▶ Prompt:
Return only the lines from the top of the data down to the one that holds "from matplotlib.patches import Rectangle", both included, without any pictures.

▶ Supplied information:
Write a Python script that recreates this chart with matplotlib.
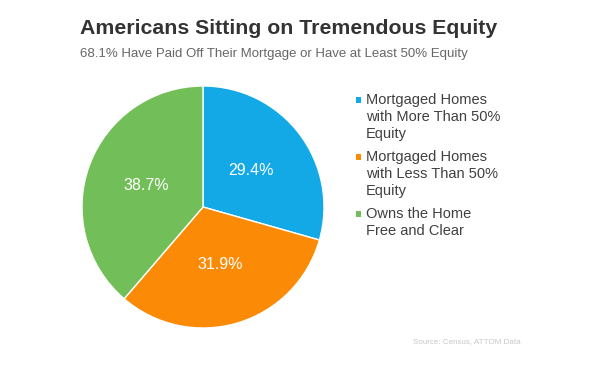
import matplotlib
matplotlib.use("Agg")
import matplotlib.pyplot as plt
from matplotlib.patches import Rectangle

categories = ["Mortgaged Homes\nwith More Than 50%\nEquity",
              "Mortgaged Homes\nwith Less Than 50%\nEquity",
              "Owns the Home\nFree and Clear"]
values = [29.4, 31.9, 38.7]
colors = ["#13A9E6", "#FB8A06", "#72BE58"]

plt.rcParams['font.family'] = ['Liberation Sans', 'DejaVu Sans']

W, H = 600, 366
fig = plt.figure(figsize=(6, 3.66), dpi=100)
fig.patch.set_facecolor("white")

cx, cy, r = 203, 207, 121
ax = fig.add_axes([(cx - r) / W, (H - cy - r) / H, 2 * r / W, 2 * r / H])
wedges, texts, autotexts = ax.pie(values, colors=colors, startangle=90, counterclock=False,
                                  autopct="%.1f%%", pctdistance=0.5,
                                  wedgeprops=dict(linewidth=1, edgecolor="white"),
                                  textprops=dict(color="white", fontsize=11.5))
ax.set_xlim(-1, 1)
ax.set_ylim(-1, 1)
ax.set_aspect("auto")
ax.axis("off")

fig.text(80 / W, 1 - 29 / H, "Americans Sitting on Tremendous Equity", fontsize=15.3,
         fontweight="bold", color="#333333", va="center", ha="left")
fig.text(80 / W, 1 - 54 / H, "68.1% Have Paid Off Their Mortgage or Have at Least 50% Equity",
         fontsize=9.5, color="#666666", va="center", ha="left")
fig.text(413 / W, 1 - 342 / H, "Source: Census, ATTOM Data", fontsize=5.8,
         color="#c8c8c8", va="center", ha="left")

# legend drawn manually so the marker aligns with the first line
line_h = 16.8
y = 100
for cat, col in zip(categories, colors):
    fig.patches.append(Rectangle((355.5 / W, 1 - (y + 2.8) / H), 5.8 / W, 5.8 / H,
                                 transform=fig.transFigure, facecolor=col, edgecolor="none"))
    for i, line in enumerate(cat.split("\n")):
        fig.text(366 / W, 1 - (y + i * line_h) / H, line, fontsize=10.5, color="#404040",
                 va="center", ha="left")
    y += 57

fig.savefig("out.png", dpi=100, facecolor="white")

▶ Exercise result:
Write a Python script that recreates this chart with matplotlib.
import matplotlib
matplotlib.use("Agg")
import matplotlib.pyplot as plt
from matplotlib.patches import Rectangle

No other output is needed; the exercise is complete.